◆ Problem requirements:
In the lines below, output everything from the first line through the line containing "const negativesStart = 0.7112;" exactly as it is. Pictures are not part of the output.

◆ Material to process:
* * * * *

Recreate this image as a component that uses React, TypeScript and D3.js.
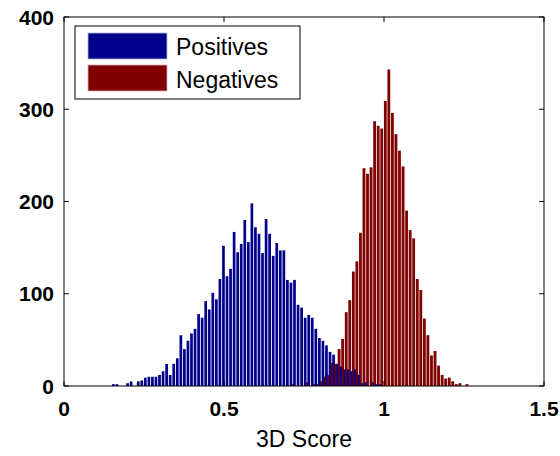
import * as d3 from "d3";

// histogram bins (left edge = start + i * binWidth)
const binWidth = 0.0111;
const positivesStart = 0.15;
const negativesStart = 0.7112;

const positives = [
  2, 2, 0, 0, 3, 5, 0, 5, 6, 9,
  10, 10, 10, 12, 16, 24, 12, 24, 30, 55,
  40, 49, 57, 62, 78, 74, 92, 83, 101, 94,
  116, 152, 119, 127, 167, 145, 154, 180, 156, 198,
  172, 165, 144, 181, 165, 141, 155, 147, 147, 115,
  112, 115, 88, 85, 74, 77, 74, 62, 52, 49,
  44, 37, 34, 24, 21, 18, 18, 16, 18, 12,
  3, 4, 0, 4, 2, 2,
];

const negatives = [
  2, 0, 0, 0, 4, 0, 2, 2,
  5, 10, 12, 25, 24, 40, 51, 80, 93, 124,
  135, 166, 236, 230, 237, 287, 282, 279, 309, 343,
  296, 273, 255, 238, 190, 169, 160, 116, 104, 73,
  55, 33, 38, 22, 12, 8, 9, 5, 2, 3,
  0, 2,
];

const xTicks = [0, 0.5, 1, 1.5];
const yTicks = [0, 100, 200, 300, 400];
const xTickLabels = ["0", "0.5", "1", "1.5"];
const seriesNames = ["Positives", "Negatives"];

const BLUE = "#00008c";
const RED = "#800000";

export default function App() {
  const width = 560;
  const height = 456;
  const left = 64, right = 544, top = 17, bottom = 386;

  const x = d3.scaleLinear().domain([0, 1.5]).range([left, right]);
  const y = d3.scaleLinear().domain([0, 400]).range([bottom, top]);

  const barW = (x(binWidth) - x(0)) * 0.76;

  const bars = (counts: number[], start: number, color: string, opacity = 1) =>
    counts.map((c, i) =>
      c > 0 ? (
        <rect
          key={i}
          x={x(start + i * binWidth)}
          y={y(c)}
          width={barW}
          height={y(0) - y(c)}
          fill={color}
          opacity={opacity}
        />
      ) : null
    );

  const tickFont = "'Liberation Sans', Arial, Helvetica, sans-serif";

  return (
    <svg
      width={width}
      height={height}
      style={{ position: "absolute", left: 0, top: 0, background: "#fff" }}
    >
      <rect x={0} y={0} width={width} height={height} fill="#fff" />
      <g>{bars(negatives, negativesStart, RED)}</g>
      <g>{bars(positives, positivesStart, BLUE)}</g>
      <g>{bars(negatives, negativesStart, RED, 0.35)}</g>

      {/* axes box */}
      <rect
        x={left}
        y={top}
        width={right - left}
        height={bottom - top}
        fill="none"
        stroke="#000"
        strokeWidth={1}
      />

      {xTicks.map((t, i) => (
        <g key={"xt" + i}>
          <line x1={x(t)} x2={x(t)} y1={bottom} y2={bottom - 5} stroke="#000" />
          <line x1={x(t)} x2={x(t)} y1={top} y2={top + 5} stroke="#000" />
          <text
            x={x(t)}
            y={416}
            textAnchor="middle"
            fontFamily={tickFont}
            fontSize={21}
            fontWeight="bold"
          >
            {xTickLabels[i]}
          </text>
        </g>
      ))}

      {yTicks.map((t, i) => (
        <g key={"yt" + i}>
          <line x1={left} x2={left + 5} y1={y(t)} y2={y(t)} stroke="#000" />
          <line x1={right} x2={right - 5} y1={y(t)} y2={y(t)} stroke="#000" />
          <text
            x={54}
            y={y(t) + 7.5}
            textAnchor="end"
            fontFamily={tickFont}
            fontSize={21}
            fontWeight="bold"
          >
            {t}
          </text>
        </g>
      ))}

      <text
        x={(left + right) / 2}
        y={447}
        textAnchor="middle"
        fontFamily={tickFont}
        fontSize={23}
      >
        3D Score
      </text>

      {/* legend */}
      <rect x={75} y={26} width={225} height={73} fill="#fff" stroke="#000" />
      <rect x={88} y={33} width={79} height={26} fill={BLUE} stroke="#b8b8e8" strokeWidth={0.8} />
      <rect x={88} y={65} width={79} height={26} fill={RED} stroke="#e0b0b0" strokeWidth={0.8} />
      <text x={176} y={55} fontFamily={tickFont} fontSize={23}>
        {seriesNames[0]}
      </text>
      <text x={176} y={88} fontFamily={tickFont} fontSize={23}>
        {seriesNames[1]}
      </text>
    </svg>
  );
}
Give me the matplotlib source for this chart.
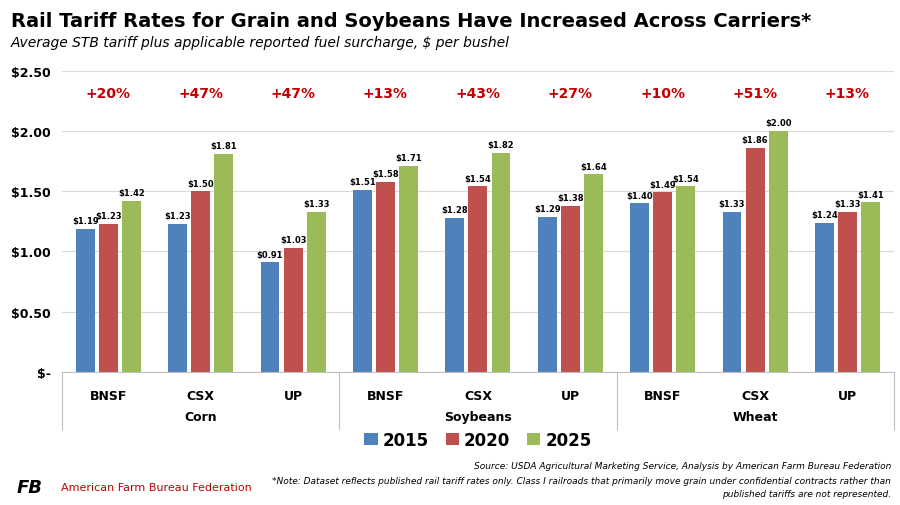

* * * * *

◆ Solution for this problem:
Recreate this image as a component that uses React, TypeScript and D3.js.
import * as d3 from "d3";

// histogram bins (left edge = start + i * binWidth)
const binWidth = 0.0111;
const positivesStart = 0.15;
const negativesStart = 0.7112;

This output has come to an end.